_PROBLEM DESCRIPTION_. Output the material exactly, but drop every image it holds.

* Begin *

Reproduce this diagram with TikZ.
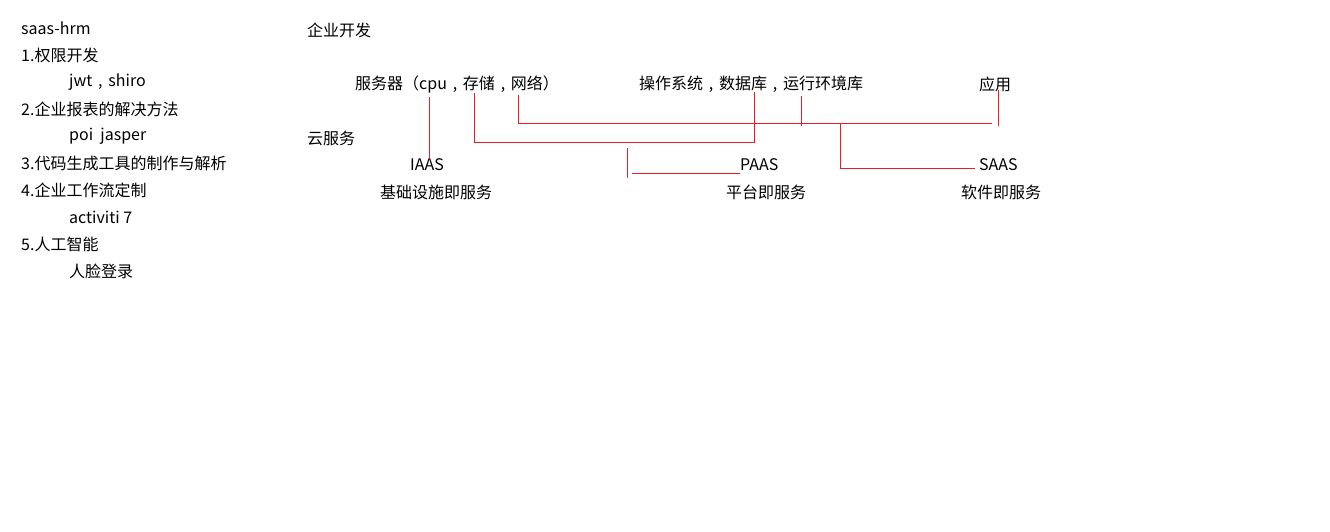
\documentclass[tikz,border=0pt]{standalone}
\usepackage{fontspec}
\setmainfont{Noto Sans CJK SC}
\newfontfamily\punct{Noto Sans CJK TC}
\usepackage{xcolor}
\usepackage{tikz}
\usetikzlibrary{positioning}
\usetikzlibrary{calc}
\definecolor{linered}{RGB}{237,28,36}
\newcommand\zc{\makebox[1em]{,}}
\newcommand\zl{{\punct （}}
\newcommand\zr{{\punct ）}}

\begin{document}
\begin{tikzpicture}[x=1pt, y=-1pt,
	txt/.style={anchor=west, inner sep=0pt, font=\fontsize{16}{19}\selectfont},
	link/.style={draw=linered, line width=1pt}]
	\useasboundingbox (0,0) rectangle (1330,532);
	\newcommand\colOne{21}
	\newcommand\colTwo{69}
	\newcommand\busA{124}
	\newcommand\busB{143}
	\node[txt] (title) at (\colOne,28) {saas-hrm};
	\node[txt] (item1) at (\colOne,55) {1.权限开发};
	\node[txt] (sub1)  at (\colTwo,82) {jwt\zc shiro};
	\node[txt] (item2) at (\colOne,109) {2.企业报表的解决方法};
	\node[txt] (sub2)  at (\colTwo,136) {poi\ \ jasper};
	\node[txt] (item3) at (\colOne,163) {3.代码生成工具的制作与解析};
	\node[txt] (item4) at (\colOne,190) {4.企业工作流定制};
	\node[txt] (sub4)  at (\colTwo,217) {activiti 7};
	\node[txt] (item5) at (\colOne,244) {5.人工智能};
	\node[txt] (sub5)  at (\colTwo,271) {人脸登录};
	\node[txt] (dev)    at (307,30)  {企业开发};
	\node[txt] (server) at (355,84)  {服务器\zl cpu\zc 存储\zc 网络\zr};
	\node[txt] (os)     at (639,84)  {操作系统\zc 数据库\zc 运行环境库};
	\node[txt] (app)    at (979,84)  {应用};
	\node[txt] (cloud)  at (307,138) {云服务};
	\node[txt] (iaas)   at (410,165) {IAAS};
	\node[txt] (iaasCn) at (380,192) {基础设施即服务};
	\node[txt] (paas)   at (740,165) {PAAS};
	\node[txt] (paasCn) at (726,192) {平台即服务};
	\node[txt] (saas)   at (979,165) {SAAS};
	\node[txt] (saasCn) at (961,192) {软件即服务};
	\coordinate (cpu)   at (429,97);
	\coordinate (store) at (474,93);
	\coordinate (net)   at (518,95);
	\coordinate (db)    at (754,92);
	\coordinate (env)   at (801,96);
	\coordinate (use)   at (998,90);
	\coordinate (split) at (840,\busA);
	\coordinate (paasTop)  at (627,148);
	\coordinate (paasLeft) at (632,173);
	\draw[link] (cpu) -- (cpu |- iaas.north);
	\draw[link] (store) -- (store |- 0,\busB) -- (db |- 0,\busB) -- (db);
	\draw[link] (net) |- (992,\busA);
	\draw[link] (env) -- ++(0,30);
	\draw[link] (use) -- ++(0,36);
	\draw[link] (split) |- ($(saas.west)+(-4,3)$);
	\draw[link] (paasTop) -- ++(0,30);
	\draw[link] (paasLeft) -- (paasLeft -| paas.west);
\end{tikzpicture}
\end{document}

* End *

_CORRECT RESULT_.
Reproduce this diagram with TikZ.
\documentclass[tikz,border=0pt]{standalone}
\usepackage{fontspec}
\setmainfont{Noto Sans CJK SC}
\newfontfamily\punct{Noto Sans CJK TC}
\usepackage{xcolor}
\usepackage{tikz}
\usetikzlibrary{positioning}
\usetikzlibrary{calc}
\definecolor{linered}{RGB}{237,28,36}
\newcommand\zc{\makebox[1em]{,}}
\newcommand\zl{{\punct （}}
\newcommand\zr{{\punct ）}}

\begin{document}
\begin{tikzpicture}[x=1pt, y=-1pt,
	txt/.style={anchor=west, inner sep=0pt, font=\fontsize{16}{19}\selectfont},
	link/.style={draw=linered, line width=1pt}]
	\useasboundingbox (0,0) rectangle (1330,532);
	\newcommand\colOne{21}
	\newcommand\colTwo{69}
	\newcommand\busA{124}
	\newcommand\busB{143}
	\node[txt] (title) at (\colOne,28) {saas-hrm};
	\node[txt] (item1) at (\colOne,55) {1.权限开发};
	\node[txt] (sub1)  at (\colTwo,82) {jwt\zc shiro};
	\node[txt] (item2) at (\colOne,109) {2.企业报表的解决方法};
	\node[txt] (sub2)  at (\colTwo,136) {poi\ \ jasper};
	\node[txt] (item3) at (\colOne,163) {3.代码生成工具的制作与解析};
	\node[txt] (item4) at (\colOne,190) {4.企业工作流定制};
	\node[txt] (sub4)  at (\colTwo,217) {activiti 7};
	\node[txt] (item5) at (\colOne,244) {5.人工智能};
	\node[txt] (sub5)  at (\colTwo,271) {人脸登录};
	\node[txt] (dev)    at (307,30)  {企业开发};
	\node[txt] (server) at (355,84)  {服务器\zl cpu\zc 存储\zc 网络\zr};
	\node[txt] (os)     at (639,84)  {操作系统\zc 数据库\zc 运行环境库};
	\node[txt] (app)    at (979,84)  {应用};
	\node[txt] (cloud)  at (307,138) {云服务};
	\node[txt] (iaas)   at (410,165) {IAAS};
	\node[txt] (iaasCn) at (380,192) {基础设施即服务};
	\node[txt] (paas)   at (740,165) {PAAS};
	\node[txt] (paasCn) at (726,192) {平台即服务};
	\node[txt] (saas)   at (979,165) {SAAS};
	\node[txt] (saasCn) at (961,192) {软件即服务};
	\coordinate (cpu)   at (429,97);
	\coordinate (store) at (474,93);
	\coordinate (net)   at (518,95);
	\coordinate (db)    at (754,92);
	\coordinate (env)   at (801,96);
	\coordinate (use)   at (998,90);
	\coordinate (split) at (840,\busA);
	\coordinate (paasTop)  at (627,148);
	\coordinate (paasLeft) at (632,173);
	\draw[link] (cpu) -- (cpu |- iaas.north);
	\draw[link] (store) -- (store |- 0,\busB) -- (db |- 0,\busB) -- (db);
	\draw[link] (net) |- (992,\busA);
	\draw[link] (env) -- ++(0,30);
	\draw[link] (use) -- ++(0,36);
	\draw[link] (split) |- ($(saas.west)+(-4,3)$);
	\draw[link] (paasTop) -- ++(0,30);
	\draw[link] (paasLeft) -- (paasLeft -| paas.west);
\end{tikzpicture}
\end{document}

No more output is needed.